Say $V$ is an $n+1$-dimensional vector space with basis $\{e_1,\dots,e_{n+1}\}$. Then we can take the projective space of this $\Bbb P(V)\cong \Bbb P^{n}$.
Consider the affine open $U_0$ where $z_0\ne 0$. It seems I can write the homogeneous polynomials that gives me the following point of $U_0$, say with homogeneous indeterminates coming from $K[X_0,\dots,X_n]$: $$[1:z_1:\dots:z_n]\longleftrightarrow V_h(z_1X_0-X_1,\dots,z_nX_0-X_n).$$
If someone tells me the homogeneous coordinate relative to $e_i$ is nonvanishing, what does that canonically refer to?
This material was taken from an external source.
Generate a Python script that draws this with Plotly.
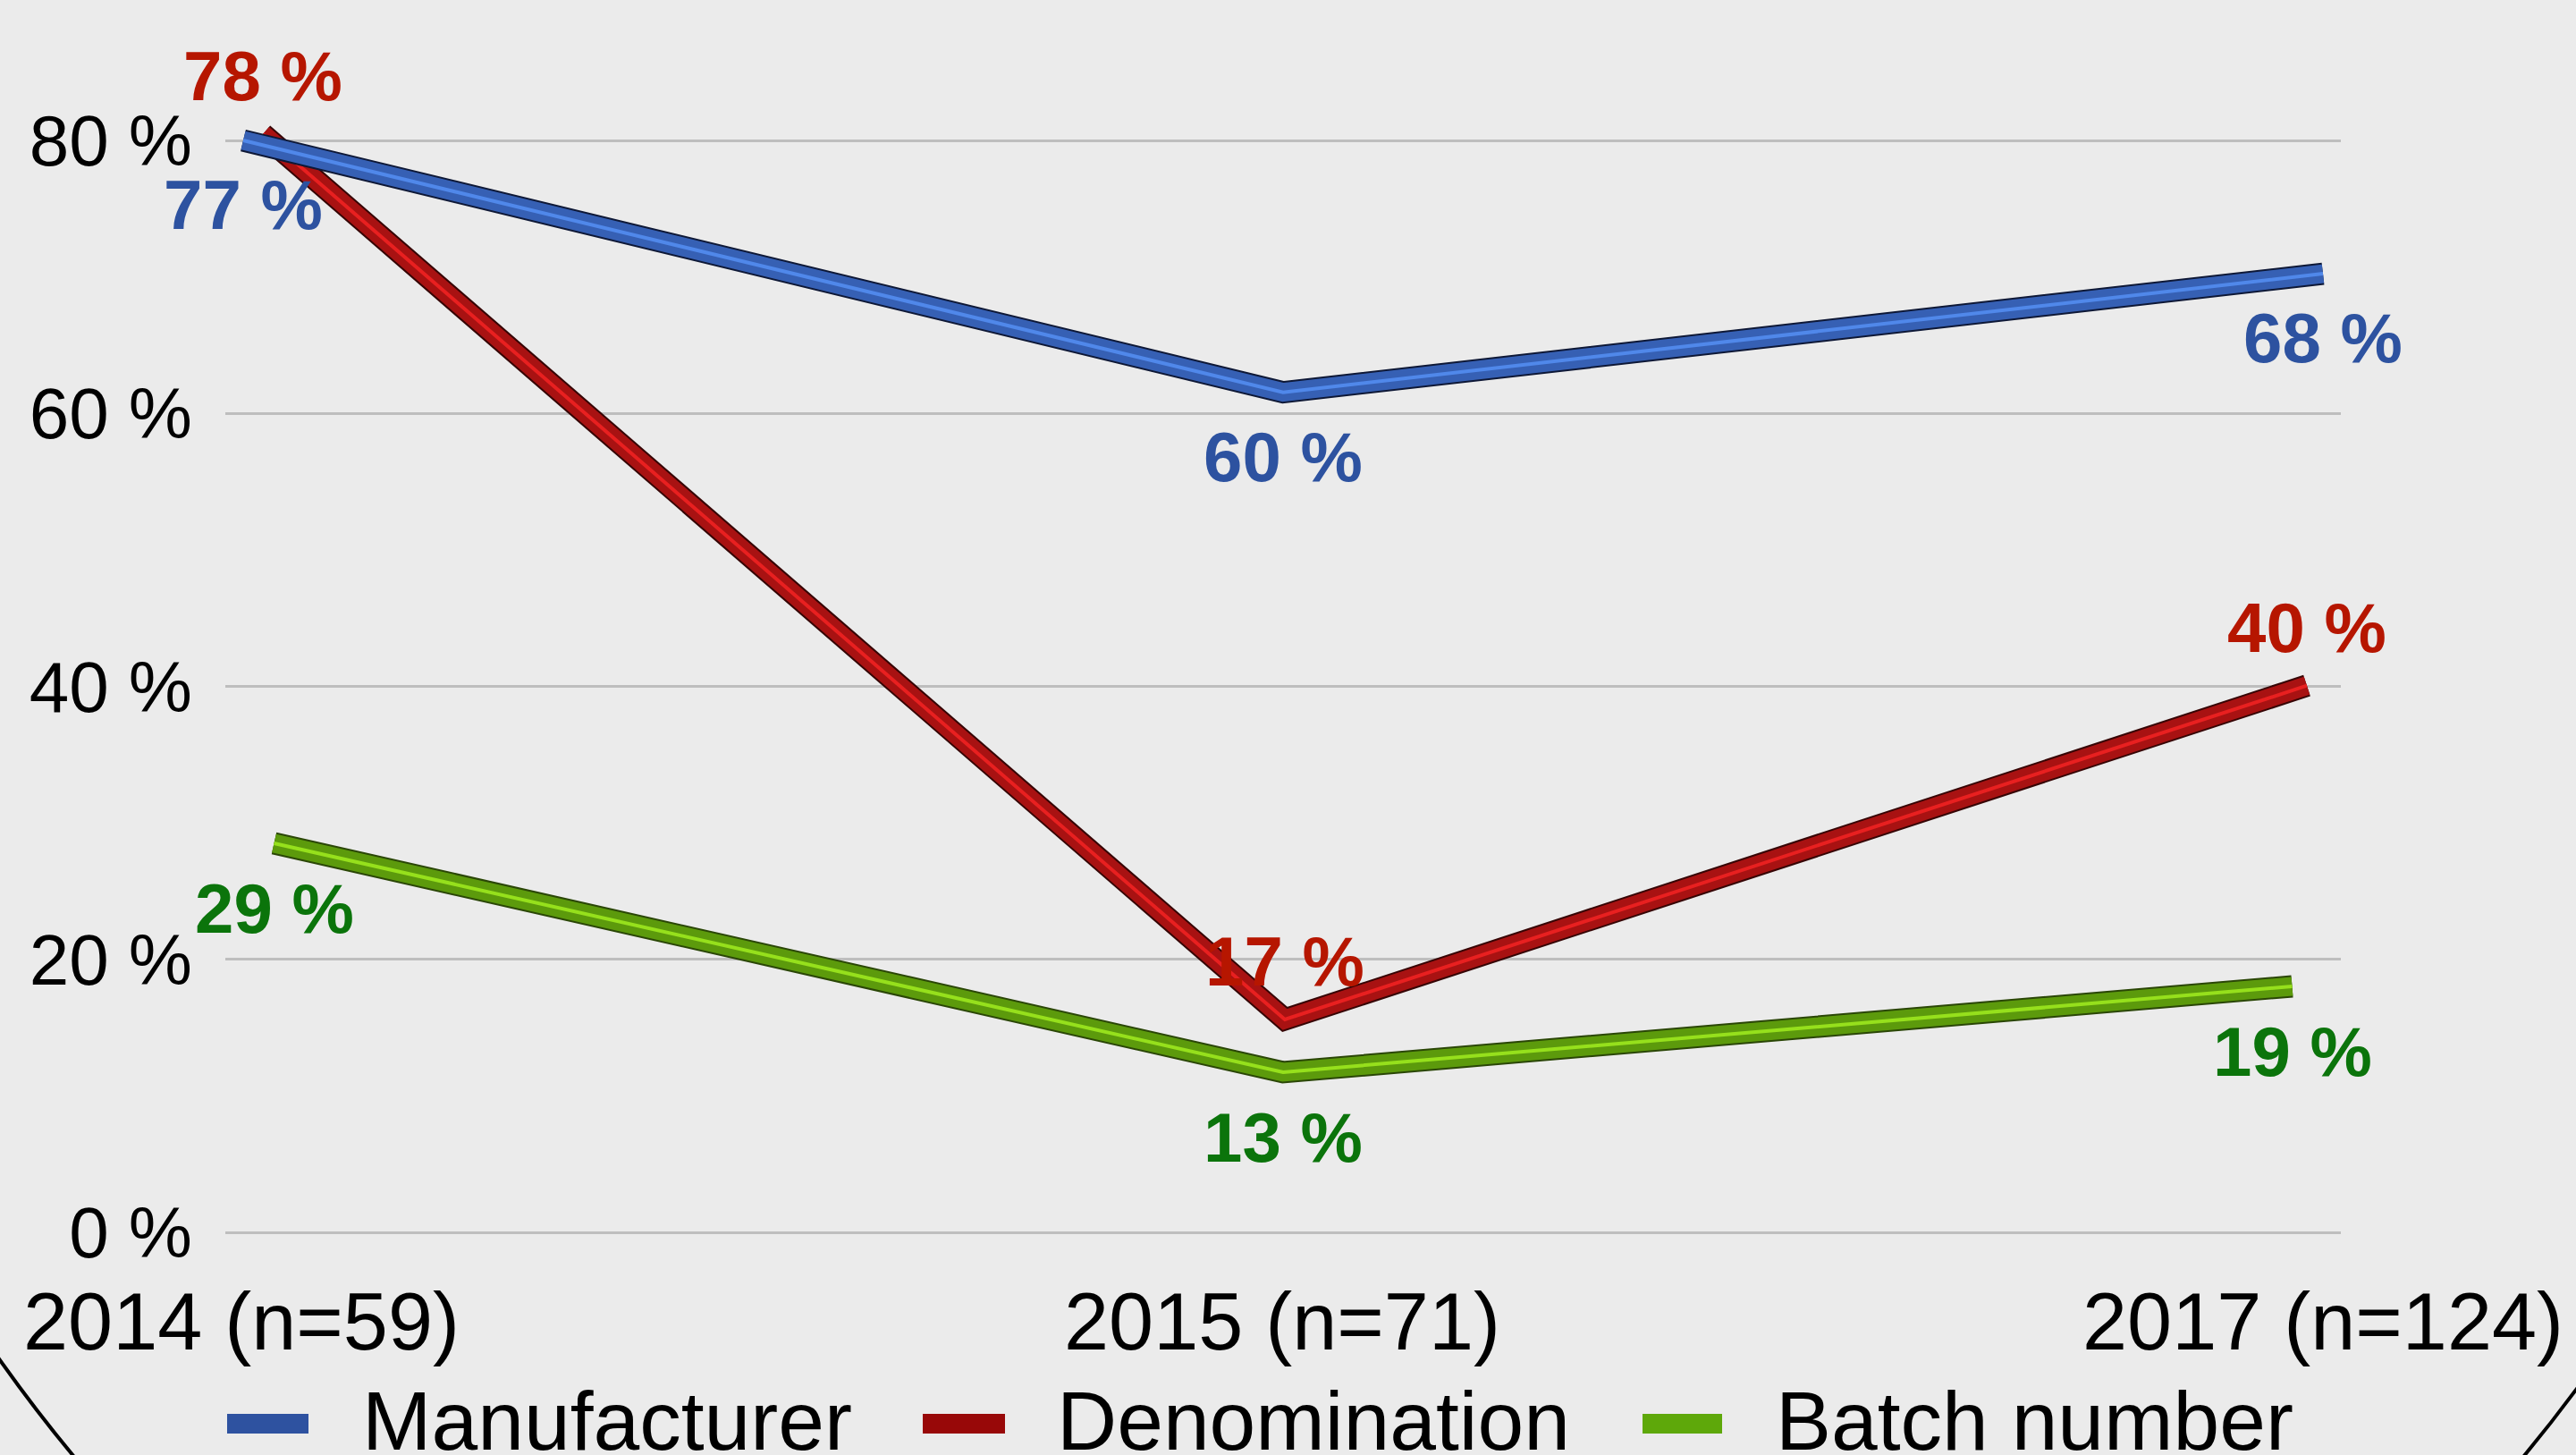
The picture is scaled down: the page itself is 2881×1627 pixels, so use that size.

I could guess that they want me to actually take that identification $\Bbb P(V)\cong \Bbb P^n$, and then $e_i$ corresponds to the homogeneous coordinate in the $i^{th}$ position, but I am not sure this is the canonical meaning (if there is one in the literature).
What does it mean to say the homogeneous coordinate corresponding to $e_i$ when we take $\Bbb P(V)$ for $V$ having basis $\{e_1,\dots,e_{n+1}\}$?
The homogeneous coordinate corresponding to $e_i$ means $z_{i-1}$, if your point $z$ is $[z_0:z_1:\dots:z_n]$. (It's $z_{i-1}$ instead of $z_i$ because you've made the unfortunate choice to index your basis starting at $1$ but your coordinates starting at $0$.)
Note that this coordinate $z_{i-1}$ is not well-defined, since you could multiply all the coordinates of $z$ by a nonzero scalar $\lambda$ to get the same point in $\mathbb{P}^n$. However, it is well-defined whether it vanishes.